Kang the Conqueror is an amazing villain, and it’s a shame that the larger world isn’t going to know about it any time soon in the MCU. Kang the Conqueror is a character that could only come from a Silver Age Marvel comic by Stan Lee and Jack Kirby. Kang was a genius from the far future who decided that the world was boring, and started to travel back in time. He started as Iron Lad, helping found the Young Avengers, eventually went to Ancient Egypt to rule as Pharaoh Rama-Tut, before becoming Kang, using his time travel technology to pilfer the greatest weapons in the past, present, and future, and use them to defeat everyone that stood in his way. After grinding the future under his boot heel, Kang decided there was only one challenge left — defeating the Avengers. That’s what Kang has been about ever since then. Kang and the Avengers have had many, many battles against each other, and he’s definitely one of the most complicated characters in Avengers canon (however, if you want the easy version of understanding Kang, go out and buy Avengers Forever Vol. 1 from Kurt Busiek, Roger Stern, and Carlos Pacheco). He’s a villain who may fight other teams and heroes, but is always an Avengers villain at heart.

Ultron

Ultron standing triumphantly over the fallen Avengers from Ultron Unlimited

Some people would put Kang the Conqueror as the Avengers’ greatest villain, and that’s a perfectly valid conclusion (after Avengers Forever, get “The Kang Dynasty”).
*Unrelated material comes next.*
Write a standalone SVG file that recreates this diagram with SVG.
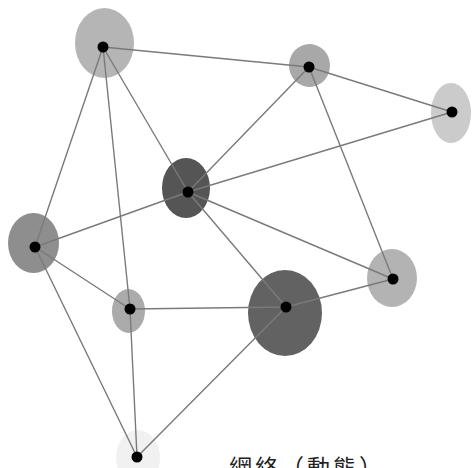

However, for this Avengers fan’s money, there’s no one better than Ultron and that’s because of the familial bond. Ultron was created by Hank Pym, who made a self-aware robot to help him around the lab. Ultron started hating humanity almost immediately, and Pym tried to destroy his creation. Ultron survived, and his hatred of humanity grew to the extent that he decided to destroy all organic life on the planet. Ultron is responsible for the creation of Vision and Jocasta, but no one ever talks about her anymore, and has been a part of some of the Avengers’ greatest comics (“Ultron Unlimited” is unfortunately out of print, but you should hunt it down). Ultron is Avengers royalty in every way. The connection is a huge part of that, but there’s also the fact that Ultron is just a plain scary villain. There is no other evil robot in comics as chilling as Ultron, which definitely plays a factor in why he’s the Avengers’ greatest villain. Ultron might not be a universal level threat like Thanos, but an Ultron fighting the Avengers story means something that battles with so many other Avengers villains don’t.